Commencement 2005: Brian Williams

Presented by David O. Boone ’62, P’87, Trustee, for Doctor of Humane Letters

On Dec. 2, 2004, Brian Williams became the seventh anchor and managing editor of the distinguished broadcast “NBC Nightly News,” the most-watched news program on television. Since joining NBC in 1993, Williams has become one of the nation’s foremost television journalists, covering virtually every major breaking news event and traveling extensively around the world. Even after accepting the top news job, Williams anchored from Baghdad to report on landmark Iraqi elections and became the first network news anchor to report from Banda Aceh, Indonesia, about the massive earthquake and tsunami.

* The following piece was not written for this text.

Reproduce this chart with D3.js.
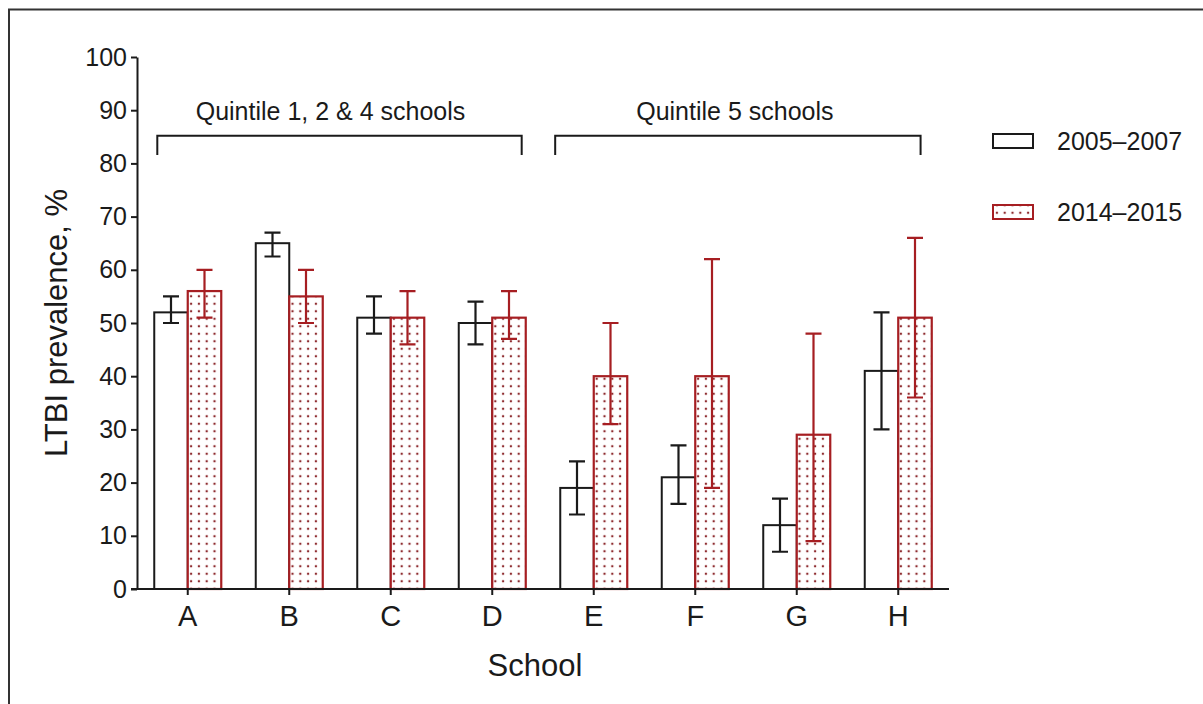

Williams attended George Washington University and the Catholic University of America, both in Washington, D.C., but left 18 credits short of a bachelor’s degree in order to accept a paid internship at the White House during the Carter administration. He landed his first broadcast news job in Pittsburg, Kan., at $174 a week. He honed his reporting skills and soon moved up to major television markets. Williams joined NBC from the CBS-owned television station in New York City, starting as a national correspondent. At the end of his first year, he was named anchor of the Saturday edition of “NBC Nightly News” as well as former anchor Tom Brokaw’s primary substitute for the weekday broadcast. In 1994, he was named the network’s chief White House correspondent. In 1996, MSNBC, the NBC News cable network, was launched, with “The News with Brian Williams” as its flagship show. For his broadcast reporting, Williams received Emmy awards in 1987, 1993 and 2001. Williams is married to Jane Stoddard Williams and has two children. Williams was named “Father of the Year” in 1996 by the National Father’s Day Committee. Williams is from a Bates family: His father, Gordon L. Williams, is a graduate of the Class of 1938 and will be in attendance at Commencement; his mother is the late Dorothy “Dode” Pampel Williams of the Class of 1940, and his late brother, David A. Williams, was a graduate with the Class of 1965.